Provided material:
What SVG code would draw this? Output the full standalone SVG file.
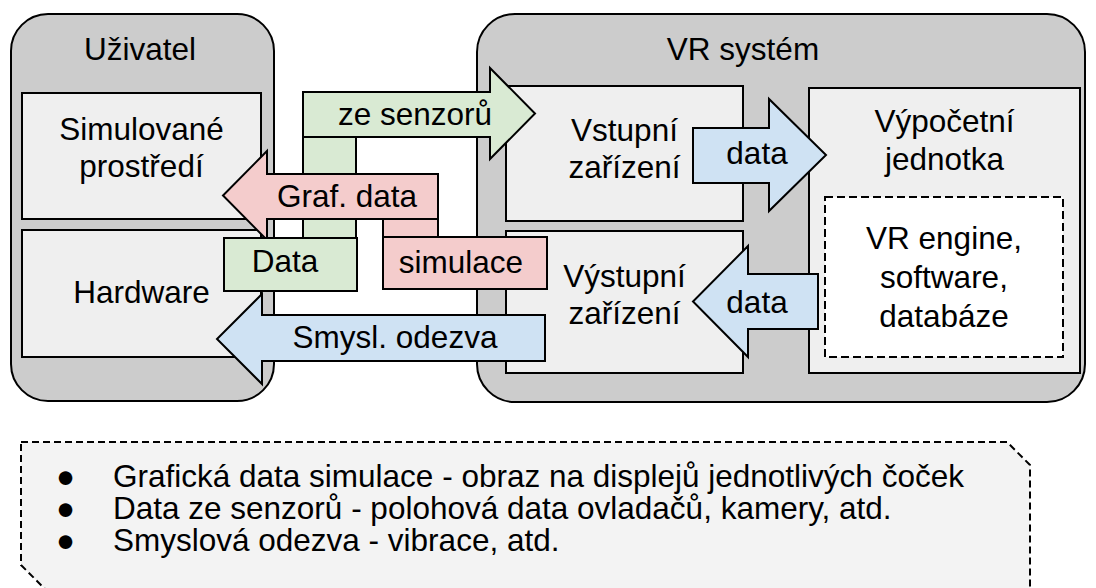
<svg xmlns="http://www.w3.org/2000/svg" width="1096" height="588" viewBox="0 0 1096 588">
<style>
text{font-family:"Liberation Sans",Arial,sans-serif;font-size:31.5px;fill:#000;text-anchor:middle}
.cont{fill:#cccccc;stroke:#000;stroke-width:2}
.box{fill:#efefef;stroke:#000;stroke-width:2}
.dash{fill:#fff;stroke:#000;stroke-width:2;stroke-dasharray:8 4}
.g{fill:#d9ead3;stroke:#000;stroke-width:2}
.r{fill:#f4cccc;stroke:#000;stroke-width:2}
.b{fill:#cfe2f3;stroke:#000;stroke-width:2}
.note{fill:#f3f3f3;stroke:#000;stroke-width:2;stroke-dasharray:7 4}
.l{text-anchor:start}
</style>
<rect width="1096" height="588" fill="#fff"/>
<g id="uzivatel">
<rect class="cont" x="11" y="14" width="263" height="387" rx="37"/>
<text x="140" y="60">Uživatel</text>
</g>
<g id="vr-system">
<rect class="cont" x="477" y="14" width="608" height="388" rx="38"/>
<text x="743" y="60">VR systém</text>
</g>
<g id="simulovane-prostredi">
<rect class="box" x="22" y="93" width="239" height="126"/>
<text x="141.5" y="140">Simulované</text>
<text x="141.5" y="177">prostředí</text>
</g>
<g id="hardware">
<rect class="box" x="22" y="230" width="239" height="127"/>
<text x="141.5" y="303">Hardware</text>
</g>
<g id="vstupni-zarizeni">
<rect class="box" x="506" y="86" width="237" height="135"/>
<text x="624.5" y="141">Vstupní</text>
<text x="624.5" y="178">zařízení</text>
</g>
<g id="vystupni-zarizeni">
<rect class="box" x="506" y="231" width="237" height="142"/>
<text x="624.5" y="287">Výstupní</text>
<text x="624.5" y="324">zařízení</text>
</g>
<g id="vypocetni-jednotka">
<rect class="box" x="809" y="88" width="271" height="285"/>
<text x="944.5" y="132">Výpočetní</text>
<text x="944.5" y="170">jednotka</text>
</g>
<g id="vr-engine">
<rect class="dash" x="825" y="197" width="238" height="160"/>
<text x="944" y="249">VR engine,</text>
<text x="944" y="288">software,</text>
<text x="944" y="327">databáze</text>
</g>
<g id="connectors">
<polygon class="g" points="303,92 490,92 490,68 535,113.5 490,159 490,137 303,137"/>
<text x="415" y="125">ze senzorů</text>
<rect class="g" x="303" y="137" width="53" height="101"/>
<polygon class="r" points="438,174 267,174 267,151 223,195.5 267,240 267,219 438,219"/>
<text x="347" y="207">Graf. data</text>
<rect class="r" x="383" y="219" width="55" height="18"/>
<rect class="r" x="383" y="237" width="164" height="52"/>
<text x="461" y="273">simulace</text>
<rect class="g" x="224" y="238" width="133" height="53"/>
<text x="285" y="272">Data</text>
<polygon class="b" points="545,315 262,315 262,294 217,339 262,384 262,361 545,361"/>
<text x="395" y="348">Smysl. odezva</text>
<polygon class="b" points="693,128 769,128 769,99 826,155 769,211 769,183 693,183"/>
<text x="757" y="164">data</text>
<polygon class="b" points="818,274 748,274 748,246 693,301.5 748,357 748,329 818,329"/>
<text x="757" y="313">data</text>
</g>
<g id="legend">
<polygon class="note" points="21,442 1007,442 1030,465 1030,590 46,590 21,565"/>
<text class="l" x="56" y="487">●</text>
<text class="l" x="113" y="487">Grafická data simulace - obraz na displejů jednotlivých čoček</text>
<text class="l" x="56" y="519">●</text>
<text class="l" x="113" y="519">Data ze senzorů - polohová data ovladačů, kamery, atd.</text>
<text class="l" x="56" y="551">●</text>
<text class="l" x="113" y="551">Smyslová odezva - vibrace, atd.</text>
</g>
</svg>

...

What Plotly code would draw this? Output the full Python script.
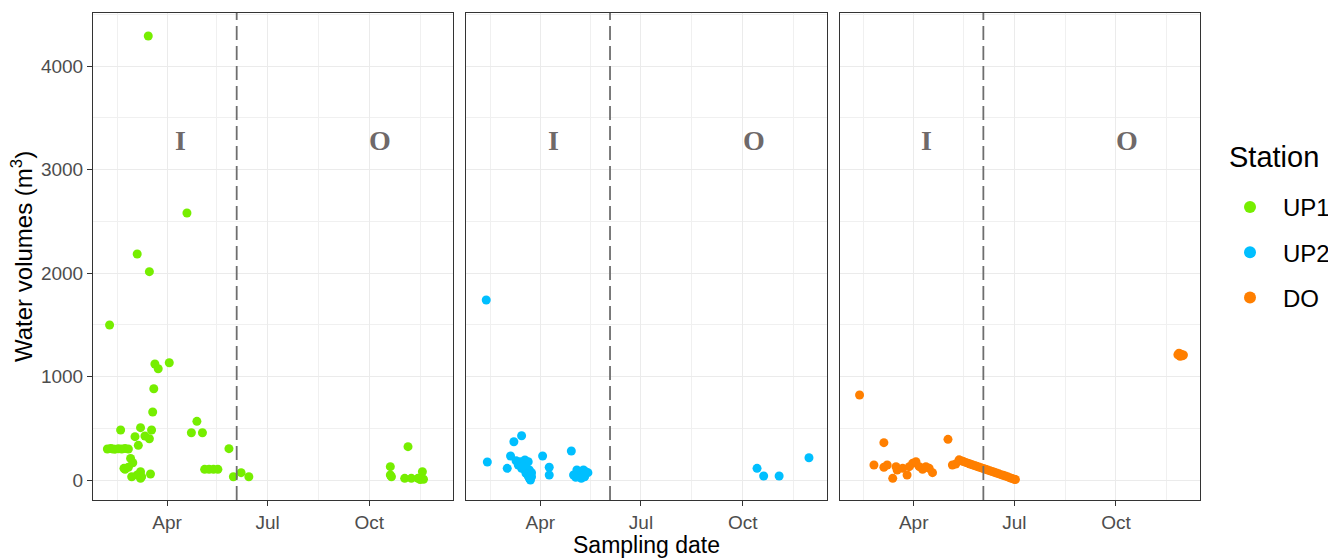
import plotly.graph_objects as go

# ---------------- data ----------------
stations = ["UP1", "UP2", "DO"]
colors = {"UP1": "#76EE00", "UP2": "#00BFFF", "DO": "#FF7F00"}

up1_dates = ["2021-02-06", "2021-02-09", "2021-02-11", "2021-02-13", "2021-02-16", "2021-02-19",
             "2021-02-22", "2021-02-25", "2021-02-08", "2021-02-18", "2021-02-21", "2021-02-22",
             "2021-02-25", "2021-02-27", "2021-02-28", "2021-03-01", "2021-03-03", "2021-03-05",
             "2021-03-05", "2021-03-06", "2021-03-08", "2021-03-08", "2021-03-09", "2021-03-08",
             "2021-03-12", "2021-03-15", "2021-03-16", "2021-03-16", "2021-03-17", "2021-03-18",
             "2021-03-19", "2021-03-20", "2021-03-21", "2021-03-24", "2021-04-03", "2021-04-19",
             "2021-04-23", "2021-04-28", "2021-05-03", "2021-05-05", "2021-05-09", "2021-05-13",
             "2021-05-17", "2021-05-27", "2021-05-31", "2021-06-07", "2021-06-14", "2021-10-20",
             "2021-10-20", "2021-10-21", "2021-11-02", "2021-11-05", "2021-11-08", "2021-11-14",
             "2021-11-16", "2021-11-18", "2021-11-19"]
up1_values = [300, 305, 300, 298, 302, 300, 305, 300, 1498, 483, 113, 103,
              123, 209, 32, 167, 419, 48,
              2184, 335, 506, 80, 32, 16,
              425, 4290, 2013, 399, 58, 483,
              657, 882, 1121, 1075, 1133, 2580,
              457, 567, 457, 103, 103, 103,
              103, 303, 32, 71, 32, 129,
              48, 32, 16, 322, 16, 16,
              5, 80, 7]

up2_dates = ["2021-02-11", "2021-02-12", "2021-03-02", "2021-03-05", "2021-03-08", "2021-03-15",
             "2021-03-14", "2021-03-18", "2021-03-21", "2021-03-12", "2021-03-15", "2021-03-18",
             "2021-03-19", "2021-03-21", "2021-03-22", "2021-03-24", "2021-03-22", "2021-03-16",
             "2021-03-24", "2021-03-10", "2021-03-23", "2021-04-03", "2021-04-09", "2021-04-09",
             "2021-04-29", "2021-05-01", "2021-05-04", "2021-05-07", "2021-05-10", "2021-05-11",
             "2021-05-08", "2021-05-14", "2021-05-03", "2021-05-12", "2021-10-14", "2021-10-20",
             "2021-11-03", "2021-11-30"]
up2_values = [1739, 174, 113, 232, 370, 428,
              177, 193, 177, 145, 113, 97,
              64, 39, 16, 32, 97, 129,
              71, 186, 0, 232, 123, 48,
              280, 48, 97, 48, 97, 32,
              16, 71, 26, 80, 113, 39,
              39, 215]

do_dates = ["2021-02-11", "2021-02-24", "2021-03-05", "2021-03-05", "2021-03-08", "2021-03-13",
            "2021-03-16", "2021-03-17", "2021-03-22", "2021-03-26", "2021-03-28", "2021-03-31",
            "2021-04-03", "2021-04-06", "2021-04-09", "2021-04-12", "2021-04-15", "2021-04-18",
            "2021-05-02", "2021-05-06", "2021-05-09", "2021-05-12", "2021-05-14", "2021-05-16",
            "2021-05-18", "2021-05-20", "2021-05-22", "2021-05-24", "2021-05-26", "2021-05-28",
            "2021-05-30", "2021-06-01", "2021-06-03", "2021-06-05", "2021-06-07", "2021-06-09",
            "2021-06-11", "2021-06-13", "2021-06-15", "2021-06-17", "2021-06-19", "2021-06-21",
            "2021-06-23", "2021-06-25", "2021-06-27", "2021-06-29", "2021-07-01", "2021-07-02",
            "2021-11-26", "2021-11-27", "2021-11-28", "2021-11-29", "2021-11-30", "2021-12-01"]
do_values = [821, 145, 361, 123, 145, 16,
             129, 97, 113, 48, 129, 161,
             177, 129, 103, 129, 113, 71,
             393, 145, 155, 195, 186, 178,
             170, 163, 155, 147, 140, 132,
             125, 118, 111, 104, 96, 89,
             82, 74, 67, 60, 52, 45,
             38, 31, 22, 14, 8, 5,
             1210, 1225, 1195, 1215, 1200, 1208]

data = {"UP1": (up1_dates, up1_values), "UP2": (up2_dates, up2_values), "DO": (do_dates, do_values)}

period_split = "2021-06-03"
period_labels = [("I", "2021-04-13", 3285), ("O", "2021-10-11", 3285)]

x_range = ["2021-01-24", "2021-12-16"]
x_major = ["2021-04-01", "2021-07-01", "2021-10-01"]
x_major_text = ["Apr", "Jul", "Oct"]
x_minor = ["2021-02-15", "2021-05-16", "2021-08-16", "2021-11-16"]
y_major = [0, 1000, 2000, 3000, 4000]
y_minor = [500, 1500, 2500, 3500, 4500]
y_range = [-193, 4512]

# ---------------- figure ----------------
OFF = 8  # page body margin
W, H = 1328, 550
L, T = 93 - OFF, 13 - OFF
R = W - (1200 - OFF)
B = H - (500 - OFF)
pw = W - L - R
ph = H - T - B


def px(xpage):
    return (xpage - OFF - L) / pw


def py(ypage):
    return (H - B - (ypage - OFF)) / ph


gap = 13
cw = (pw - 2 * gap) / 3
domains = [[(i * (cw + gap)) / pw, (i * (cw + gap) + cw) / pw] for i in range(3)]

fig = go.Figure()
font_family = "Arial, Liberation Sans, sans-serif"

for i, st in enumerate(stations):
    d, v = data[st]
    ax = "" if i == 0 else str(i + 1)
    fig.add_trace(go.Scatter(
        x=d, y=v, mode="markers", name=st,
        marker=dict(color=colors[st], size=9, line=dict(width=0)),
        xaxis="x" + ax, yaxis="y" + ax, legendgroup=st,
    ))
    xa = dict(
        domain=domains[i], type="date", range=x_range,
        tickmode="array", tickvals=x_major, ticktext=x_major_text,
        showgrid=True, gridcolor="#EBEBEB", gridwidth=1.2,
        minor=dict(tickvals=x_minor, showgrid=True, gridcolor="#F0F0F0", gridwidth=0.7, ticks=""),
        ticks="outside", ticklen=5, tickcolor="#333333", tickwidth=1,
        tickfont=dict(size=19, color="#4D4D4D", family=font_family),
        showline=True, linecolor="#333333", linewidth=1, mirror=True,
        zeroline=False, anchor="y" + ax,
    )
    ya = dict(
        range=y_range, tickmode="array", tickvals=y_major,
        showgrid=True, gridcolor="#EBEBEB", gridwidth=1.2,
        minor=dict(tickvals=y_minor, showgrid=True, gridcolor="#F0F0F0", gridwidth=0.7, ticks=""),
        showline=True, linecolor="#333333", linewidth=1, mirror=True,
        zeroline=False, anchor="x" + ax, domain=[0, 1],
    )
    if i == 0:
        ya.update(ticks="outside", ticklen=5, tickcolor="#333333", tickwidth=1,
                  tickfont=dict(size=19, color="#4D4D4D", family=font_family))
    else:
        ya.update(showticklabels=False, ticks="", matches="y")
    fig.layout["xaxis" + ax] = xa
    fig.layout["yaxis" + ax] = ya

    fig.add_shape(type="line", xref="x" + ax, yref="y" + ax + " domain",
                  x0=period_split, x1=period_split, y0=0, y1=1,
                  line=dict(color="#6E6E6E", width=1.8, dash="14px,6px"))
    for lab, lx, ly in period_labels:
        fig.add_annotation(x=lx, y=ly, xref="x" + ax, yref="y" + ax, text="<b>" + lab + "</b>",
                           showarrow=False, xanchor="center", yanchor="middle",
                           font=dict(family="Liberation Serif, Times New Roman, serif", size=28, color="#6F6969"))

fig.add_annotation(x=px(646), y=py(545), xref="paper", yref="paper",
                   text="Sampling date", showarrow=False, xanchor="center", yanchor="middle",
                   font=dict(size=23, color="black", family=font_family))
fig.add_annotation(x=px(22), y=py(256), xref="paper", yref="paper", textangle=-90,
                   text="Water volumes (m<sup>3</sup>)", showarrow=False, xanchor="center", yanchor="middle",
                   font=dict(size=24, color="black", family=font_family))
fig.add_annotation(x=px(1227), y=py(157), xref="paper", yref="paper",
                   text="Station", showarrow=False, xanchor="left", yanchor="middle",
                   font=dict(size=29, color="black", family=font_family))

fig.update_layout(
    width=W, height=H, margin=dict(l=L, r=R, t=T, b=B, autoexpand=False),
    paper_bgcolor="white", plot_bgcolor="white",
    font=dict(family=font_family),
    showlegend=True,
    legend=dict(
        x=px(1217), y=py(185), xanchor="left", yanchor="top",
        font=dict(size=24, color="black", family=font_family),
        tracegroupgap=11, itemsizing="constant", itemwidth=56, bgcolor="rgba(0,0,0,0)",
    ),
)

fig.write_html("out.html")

---

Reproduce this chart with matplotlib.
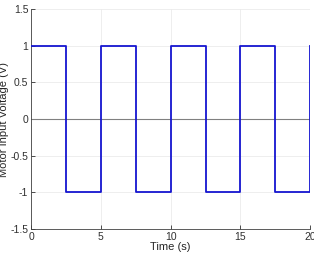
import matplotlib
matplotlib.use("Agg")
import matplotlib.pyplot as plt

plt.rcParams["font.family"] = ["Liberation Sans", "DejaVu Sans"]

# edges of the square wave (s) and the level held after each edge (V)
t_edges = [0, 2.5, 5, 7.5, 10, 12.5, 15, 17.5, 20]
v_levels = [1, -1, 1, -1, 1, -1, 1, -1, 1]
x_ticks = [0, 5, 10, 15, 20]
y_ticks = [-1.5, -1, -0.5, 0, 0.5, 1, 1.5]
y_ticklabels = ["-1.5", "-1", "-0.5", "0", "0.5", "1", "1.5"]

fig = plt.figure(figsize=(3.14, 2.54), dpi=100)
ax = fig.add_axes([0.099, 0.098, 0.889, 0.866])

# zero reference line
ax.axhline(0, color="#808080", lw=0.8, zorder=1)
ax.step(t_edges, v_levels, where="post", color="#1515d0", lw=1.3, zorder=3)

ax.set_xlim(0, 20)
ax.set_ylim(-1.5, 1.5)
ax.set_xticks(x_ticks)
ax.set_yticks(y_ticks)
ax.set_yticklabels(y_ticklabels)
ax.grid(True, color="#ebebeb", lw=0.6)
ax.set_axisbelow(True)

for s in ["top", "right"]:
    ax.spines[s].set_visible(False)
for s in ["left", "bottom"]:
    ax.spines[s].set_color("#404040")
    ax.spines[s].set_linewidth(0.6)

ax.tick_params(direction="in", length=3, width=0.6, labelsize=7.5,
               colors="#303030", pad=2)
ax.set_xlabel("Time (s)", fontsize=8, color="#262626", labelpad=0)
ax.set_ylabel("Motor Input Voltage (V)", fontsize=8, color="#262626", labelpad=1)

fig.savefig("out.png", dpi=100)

Exercise description:
Return all lines with the word "Output" in them.

Answer to this exercise:
What SVG code would draw this? Output the full standalone SVG file.
What Plotly code would draw this? Output the full Python script.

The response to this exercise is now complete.